Members of the Mississippi State Board of Health have sent out a letter urging people to vote against the medical marijuana constitutional amendment this coming November.
The letter, which was published in the Commonwealth Friday, was signed by 10 board members. It said the proposed amendment would allow the use of marijuana and its derivatives such as cannabidiol “for broad and non-specific reasons.” It added that the amendment “would allow for much more marijuana use than the limited examples often cited by the amendment’s proponents.”
The board members also dislike the provision in the amendment that specifically puts the state Board of Health in charge “of everything from setting and collecting taxes on marijuana to deciding where it can be grown and how the tax revenue is spent.”

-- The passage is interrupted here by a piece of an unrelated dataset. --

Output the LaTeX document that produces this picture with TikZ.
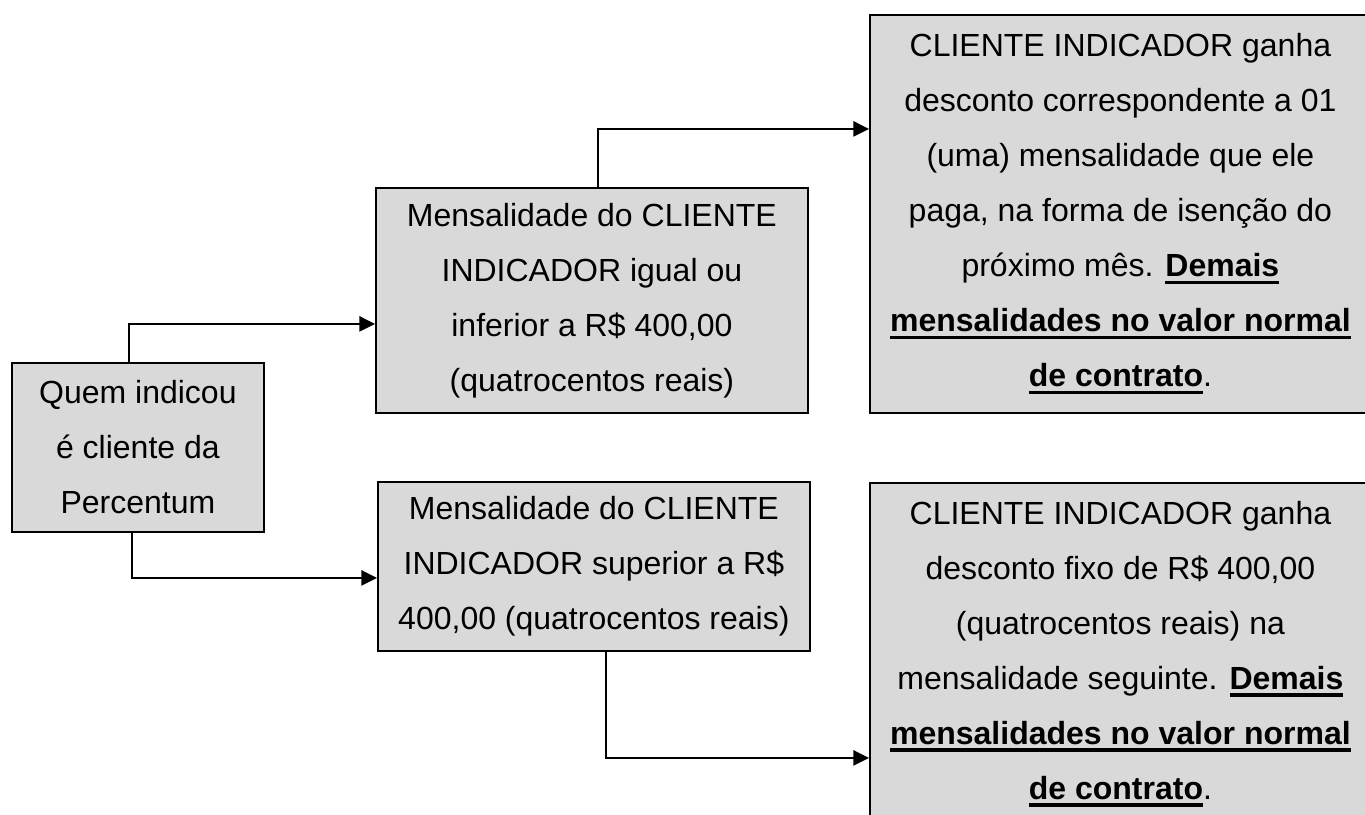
\documentclass[tikz,border=0pt]{standalone}
\usepackage{fontspec}
\setmainfont{Liberation Sans}
\usetikzlibrary{arrows.meta,calc}
\definecolor{boxgray}{RGB}{217,217,217}
\newsavebox\ulbox
\newcommand{\myul}[1]{\sbox\ulbox{#1}\rlap{\rule[-3.6pt]{\wd\ulbox}{1.7pt}}\usebox\ulbox}
\tikzset{
  flowbox/.style={draw=black, line width=0.9pt, fill=boxgray, align=center,
    inner sep=0pt, anchor=north west,
    font=\fontsize{16pt}{27.5pt}\selectfont},
  conn/.style={draw=black, line width=0.9pt, -{Triangle[length=7.8pt,width=7.6pt]}}
}
\begin{document}
\begin{tikzpicture}[x=0.5pt,y=-0.5pt]
\useasboundingbox (0,0) rectangle (1365,814);
\clip (0,0) rectangle (1365,814);
\fill[white] (0,0) rectangle (1365,814);
\node[flowbox, minimum width=126pt, minimum height=84.5pt] (A) at (11,362)
  {Quem indicou\\ é cliente da\\ Percentum};
\node[flowbox, minimum width=216pt, minimum height=112.5pt] (B) at (375,187)
  {Mensalidade do CLIENTE\\ INDICADOR igual ou\\ inferior a R\$ 400,00\\ (quatrocentos reais)};
\node[flowbox, minimum width=216pt, minimum height=84.5pt] (C) at (377,481)
  {Mensalidade do CLIENTE\\ INDICADOR superior a R\$\\ 400,00 (quatrocentos reais)};
\node[flowbox, minimum width=250.5pt, minimum height=199pt] (D) at (869,14)
  {CLIENTE INDICADOR ganha\\ desconto correspondente a 01\\ (uma) mensalidade que ele\\
   paga, na forma de isenção do\\ próximo mês. \myul{\textbf{Demais}}\\
   \myul{\textbf{mensalidades no valor normal}}\\ \myul{\textbf{de contrato}}.};
\node[flowbox, minimum width=250.5pt, minimum height=171pt] (E) at (869,482)
  {CLIENTE INDICADOR ganha\\ desconto fixo de R\$ 400,00\\ (quatrocentos reais) na\\
   mensalidade seguinte. \myul{\textbf{Demais}}\\
   \myul{\textbf{mensalidades no valor normal}}\\ \myul{\textbf{de contrato}}.};
\draw[conn] ($(A.north)+(-9,0)$) |- ($(B.west)+(0,23.5)$);
\draw[conn] ($(A.south)+(-6,0)$) |- ($(C.west)+(0,11.5)$);
\draw[conn] ($(B.north)+(6,0)$) |- ($(D.west)+(0,-85)$);
\draw[conn] ($(C.south)+(12,0)$) |- ($(E.west)+(0,104)$);
\end{tikzpicture}
\end{document}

And the letter suggested that the initiative is unneeded, as the U.S. Food and Drug Administration has already approved several drugs, in pill form, that are derived from marijuana with more in the pipeline.
The board’s reservations about the amendment are understandable, especially the reluctance for what essentially is a health-care agency to take on duties that would be better handled elsewhere, such as by the Department of Revenue.
Reservations about allowing patients to possess up to 2.5 ounces of marijuana for medical treatment also are understandable. It is a big step for this conservative state to consider the partial legalization of a drug that for decades has been described as the first substance used by many eventual drug addicts, the one many parents warned their children to avoid.
The Board of Health says that more research needs to be done on the medical effects of marijuana and its offshoots. That’s true, but the board then makes the mistake of trotting out the warning that marijuana “negatively affects individuals’ processing speed, reasoning, executive function and memory.” Just like alcohol — which happens to be legal.
However, the most glaring flaw in the board’s letter is the contention that Mississippi’s elected representatives should be able to change the law. If voters approve the amendment, it will be part of the Constitution, and changing it would require the time-consuming process of another amendment.
This is the Legislature’s fault. Although there have been a few legislature backers for medical marijuana, including one wealthy Republican, Rep. Joel Bomgar of Madison, who has bankrolled the lion’s share of the initiative drive, it chose not to address medical marijuana in any substantial way. Thus its advocates, including not just Bomgar but cancer patients seeking pain relief and parents of children with severe forms of epilepsy, stepped up.
Most likely, lawmakers have avoided this issue because they fear negative reaction from voters. You can’t fault them for that: Plenty of people would object to the legalization of marijuana for medical care, and would not consider the obvious difference between that and making the drug legal for recreational use.
It’s not too late, however, for the Legislature to interject itself. Under Mississippi’s initiative process, when a proposal gets enough signatures to land on the ballot, the Legislature has the option of adding an alternative to be considered by voters as well.
The proposed amendment will add hundreds of words to the state Constitution. It reads much more like a bill, with plenty of specifics and details, than it does the general policy outlines typical of a constitutional provision.
If the public wants medical marijuana, lawmakers should consider whether they really want to exclude themselves from deciding how it’s regulated now and into the future.